## Data rows
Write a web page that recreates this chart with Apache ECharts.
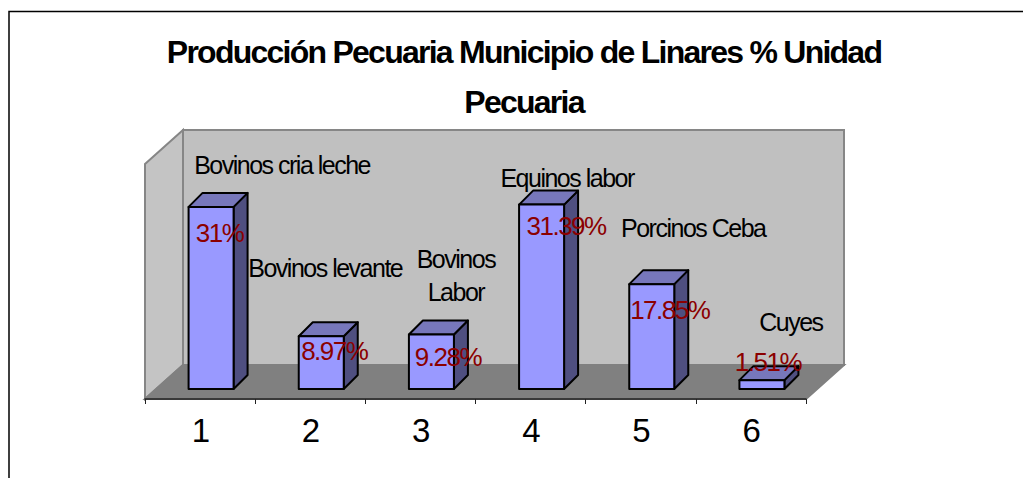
<!DOCTYPE html>
<html>
<head>
<meta charset="utf-8">
<script src="https://cdn.jsdelivr.net/npm/echarts@6/dist/echarts.min.js"></script>
<style>
    html, body, #main { width: 100%; height: 100%; margin: 0; background: #fff; }
    /* the original has squeezed glyph spacing */
    #main text { letter-spacing: -1.5px; }
    #main text[style*="bold"] { letter-spacing: -1.75px; }
</style>
</head>
<body>
<div id="main"></div>
<script>
var titleText = 'Producción Pecuaria Municipio de Linares % Unidad\nPecuaria';
var categories = ['1', '2', '3', '4', '5', '6'];
var values = [31, 8.97, 9.28, 31.39, 17.85, 1.51];
var valueLabels = ['31%', '8.97%', '9.28%', '31.39%', '17.85%', '1.51%'];
var names = ['Bovinos cria leche', 'Bovinos levante', 'Bovinos\nLabor', 'Equinos labor', 'Porcinos Ceba', 'Cuyes'];

// hand placed labels, px from top centre of the bar front
var nameNudge = [[71, -42], [4, -68], [24.5, -58.5], [25.5, -27], [41.5, -56], [29, -58]];
var valueNudge = [[8.5, 26], [13, 15], [16.5, 23], [24.5, 21], [18, 26], [6, -18]];

var FLOOR_DX = 38, FLOOR_DY = -34;   // wall depth
var BAR_DX = 11, BAR_DY = -10;       // bar front inside the floor
var BAR_DEPTH = 14;
var BAR_W = 45;
var FONT = '"Liberation Sans", Arial, sans-serif';

function barShape(points, fill) {
    return {
        type: 'polygon',
        shape: { points: points },
        style: { fill: fill, stroke: '#000', lineWidth: 2, lineJoin: 'round' }
    };
}

function wallShape(points, fill, stroke) {
    return {
        type: 'polygon',
        shape: { points: points },
        style: { fill: fill, stroke: stroke, lineWidth: 2 }
    };
}

function renderWalls(params, api) {
    var r = params.coordSys;
    var l = r.x, b = r.y + r.height, t = r.y, w = r.width;
    var dx = FLOOR_DX, dy = FLOOR_DY;
    return {
        type: 'group',
        children: [
            wallShape([[l + dx, t + dy], [l + w + dx, t + dy], [l + w + dx, b + dy], [l + dx, b + dy]], '#c0c0c0', '#868686'),
            wallShape([[l, t], [l + dx, t + dy], [l + dx, b + dy], [l, b]], '#c4c4c4', '#868686'),
            wallShape([[l, b], [l + dx, b + dy], [l + w + dx, b + dy], [l + w, b]], '#808080', '#808080')
        ]
    };
}

function renderBar(params, api) {
    var top = api.coord([api.value(0), api.value(1)]);
    var base = api.coord([api.value(0), 0]);
    var x0 = top[0] + BAR_DX - BAR_W / 2, x1 = x0 + BAR_W;
    var y0 = top[1] + BAR_DY, y1 = base[1] + BAR_DY;
    var d = BAR_DEPTH;
    return {
        type: 'group',
        children: [
            barShape([[x1, y0], [x1 + d, y0 - d], [x1 + d, y1 - d], [x1, y1]], '#4f4f80'),
            barShape([[x0, y0], [x0 + d, y0 - d], [x1 + d, y0 - d], [x1, y0]], '#7777bb'),
            barShape([[x0, y0], [x1, y0], [x1, y1], [x0, y1]], '#9999ff')
        ]
    };
}

function labelShape(x, y, text, size, color) {
    return {
        type: 'text',
        x: x,
        y: y,
        style: {
            text: text,
            fill: color,
            font: size + 'px ' + FONT,
            align: 'center',
            verticalAlign: 'middle',
            lineHeight: 33
        }
    };
}

function renderLabels(params, api) {
    var i = params.dataIndex;
    var top = api.coord([api.value(0), api.value(1)]);
    var cx = top[0] + BAR_DX, cy = top[1] + BAR_DY;
    return {
        type: 'group',
        children: [
            labelShape(cx + nameNudge[i][0], cy + nameNudge[i][1], names[i], 25, '#000'),
            labelShape(cx + valueNudge[i][0], cy + valueNudge[i][1], valueLabels[i], 26, '#8b0000')
        ]
    };
}

var chart = echarts.init(document.getElementById('main'), null, { renderer: 'svg' });

chart.setOption({
    animation: false,
    title: {
        text: titleText,
        left: 519,
        top: 22,
        textAlign: 'center',
        textStyle: {
            fontFamily: FONT,
            fontSize: 32,
            fontWeight: 'bold',
            color: '#000',
            lineHeight: 50
        }
    },
    grid: { left: 145, right: 217, top: 164, bottom: 79 },
    xAxis: {
        type: 'category',
        data: categories,
        axisLine: { lineStyle: { color: '#222', width: 1.5 } },
        axisTick: { show: true, length: 5, lineStyle: { color: '#222', width: 1 } },
        axisLabel: { fontFamily: FONT, fontSize: 33, color: '#000', margin: 15 },
        z: 3
    },
    yAxis: { type: 'value', min: 0, max: 40, show: false },
    graphic: [{
        type: 'rect',
        shape: { x: 9, y: 11.5, width: 1040, height: 480 },
        style: { fill: 'none', stroke: '#000', lineWidth: 1.5 },
        silent: true
    }],
    series: [{
        type: 'custom',
        renderItem: renderWalls,
        data: [0],
        silent: true,
        clip: false,
        z: 1
    }, {
        type: 'custom',
        renderItem: renderBar,
        data: categories.map(function (c, i) { return [i, values[i]]; }),
        clip: false,
        z: 4
    }, {
        type: 'custom',
        renderItem: renderLabels,
        data: categories.map(function (c, i) { return [i, values[i]]; }),
        clip: false,
        z: 5
    }]
});
</script>
</body>
</html>
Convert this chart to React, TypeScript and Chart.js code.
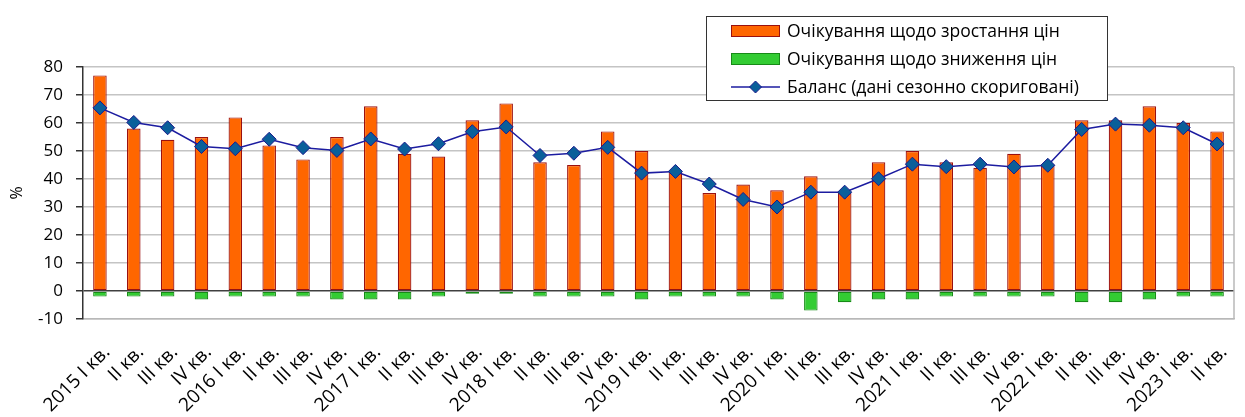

## Short task
Each record above is to be restated exactly, with its pictures removed from the copy.

## The result
Write a web page that recreates this chart with Apache ECharts.
<!DOCTYPE html>
<html>
<head>
<meta charset="utf-8">
<script src="https://cdn.jsdelivr.net/npm/echarts@6/dist/echarts.min.js"></script>
<style>
    html, body, #main { width: 100%; height: 100%; margin: 0; background: #fff; }
    /* the original has squeezed glyph spacing */
    #main text { letter-spacing: -1.5px; }
    #main text[style*="bold"] { letter-spacing: -1.75px; }
</style>
</head>
<body>
<div id="main"></div>
<script>
var titleText = 'Producción Pecuaria Municipio de Linares % Unidad\nPecuaria';
var categories = ['1', '2', '3', '4', '5', '6'];
var values = [31, 8.97, 9.28, 31.39, 17.85, 1.51];
var valueLabels = ['31%', '8.97%', '9.28%', '31.39%', '17.85%', '1.51%'];
var names = ['Bovinos cria leche', 'Bovinos levante', 'Bovinos\nLabor', 'Equinos labor', 'Porcinos Ceba', 'Cuyes'];

// hand placed labels, px from top centre of the bar front
var nameNudge = [[71, -42], [4, -68], [24.5, -58.5], [25.5, -27], [41.5, -56], [29, -58]];
var valueNudge = [[8.5, 26], [13, 15], [16.5, 23], [24.5, 21], [18, 26], [6, -18]];

var FLOOR_DX = 38, FLOOR_DY = -34;   // wall depth
var BAR_DX = 11, BAR_DY = -10;       // bar front inside the floor
var BAR_DEPTH = 14;
var BAR_W = 45;
var FONT = '"Liberation Sans", Arial, sans-serif';

function barShape(points, fill) {
    return {
        type: 'polygon',
        shape: { points: points },
        style: { fill: fill, stroke: '#000', lineWidth: 2, lineJoin: 'round' }
    };
}

function wallShape(points, fill, stroke) {
    return {
        type: 'polygon',
        shape: { points: points },
        style: { fill: fill, stroke: stroke, lineWidth: 2 }
    };
}

function renderWalls(params, api) {
    var r = params.coordSys;
    var l = r.x, b = r.y + r.height, t = r.y, w = r.width;
    var dx = FLOOR_DX, dy = FLOOR_DY;
    return {
        type: 'group',
        children: [
            wallShape([[l + dx, t + dy], [l + w + dx, t + dy], [l + w + dx, b + dy], [l + dx, b + dy]], '#c0c0c0', '#868686'),
            wallShape([[l, t], [l + dx, t + dy], [l + dx, b + dy], [l, b]], '#c4c4c4', '#868686'),
            wallShape([[l, b], [l + dx, b + dy], [l + w + dx, b + dy], [l + w, b]], '#808080', '#808080')
        ]
    };
}

function renderBar(params, api) {
    var top = api.coord([api.value(0), api.value(1)]);
    var base = api.coord([api.value(0), 0]);
    var x0 = top[0] + BAR_DX - BAR_W / 2, x1 = x0 + BAR_W;
    var y0 = top[1] + BAR_DY, y1 = base[1] + BAR_DY;
    var d = BAR_DEPTH;
    return {
        type: 'group',
        children: [
            barShape([[x1, y0], [x1 + d, y0 - d], [x1 + d, y1 - d], [x1, y1]], '#4f4f80'),
            barShape([[x0, y0], [x0 + d, y0 - d], [x1 + d, y0 - d], [x1, y0]], '#7777bb'),
            barShape([[x0, y0], [x1, y0], [x1, y1], [x0, y1]], '#9999ff')
        ]
    };
}

function labelShape(x, y, text, size, color) {
    return {
        type: 'text',
        x: x,
        y: y,
        style: {
            text: text,
            fill: color,
            font: size + 'px ' + FONT,
            align: 'center',
            verticalAlign: 'middle',
            lineHeight: 33
        }
    };
}

function renderLabels(params, api) {
    var i = params.dataIndex;
    var top = api.coord([api.value(0), api.value(1)]);
    var cx = top[0] + BAR_DX, cy = top[1] + BAR_DY;
    return {
        type: 'group',
        children: [
            labelShape(cx + nameNudge[i][0], cy + nameNudge[i][1], names[i], 25, '#000'),
            labelShape(cx + valueNudge[i][0], cy + valueNudge[i][1], valueLabels[i], 26, '#8b0000')
        ]
    };
}

var chart = echarts.init(document.getElementById('main'), null, { renderer: 'svg' });

chart.setOption({
    animation: false,
    title: {
        text: titleText,
        left: 519,
        top: 22,
        textAlign: 'center',
        textStyle: {
            fontFamily: FONT,
            fontSize: 32,
            fontWeight: 'bold',
            color: '#000',
            lineHeight: 50
        }
    },
    grid: { left: 145, right: 217, top: 164, bottom: 79 },
    xAxis: {
        type: 'category',
        data: categories,
        axisLine: { lineStyle: { color: '#222', width: 1.5 } },
        axisTick: { show: true, length: 5, lineStyle: { color: '#222', width: 1 } },
        axisLabel: { fontFamily: FONT, fontSize: 33, color: '#000', margin: 15 },
        z: 3
    },
    yAxis: { type: 'value', min: 0, max: 40, show: false },
    graphic: [{
        type: 'rect',
        shape: { x: 9, y: 11.5, width: 1040, height: 480 },
        style: { fill: 'none', stroke: '#000', lineWidth: 1.5 },
        silent: true
    }],
    series: [{
        type: 'custom',
        renderItem: renderWalls,
        data: [0],
        silent: true,
        clip: false,
        z: 1
    }, {
        type: 'custom',
        renderItem: renderBar,
        data: categories.map(function (c, i) { return [i, values[i]]; }),
        clip: false,
        z: 4
    }, {
        type: 'custom',
        renderItem: renderLabels,
        data: categories.map(function (c, i) { return [i, values[i]]; }),
        clip: false,
        z: 5
    }]
});
</script>
</body>
</html>
Convert this chart to React, TypeScript and Chart.js code.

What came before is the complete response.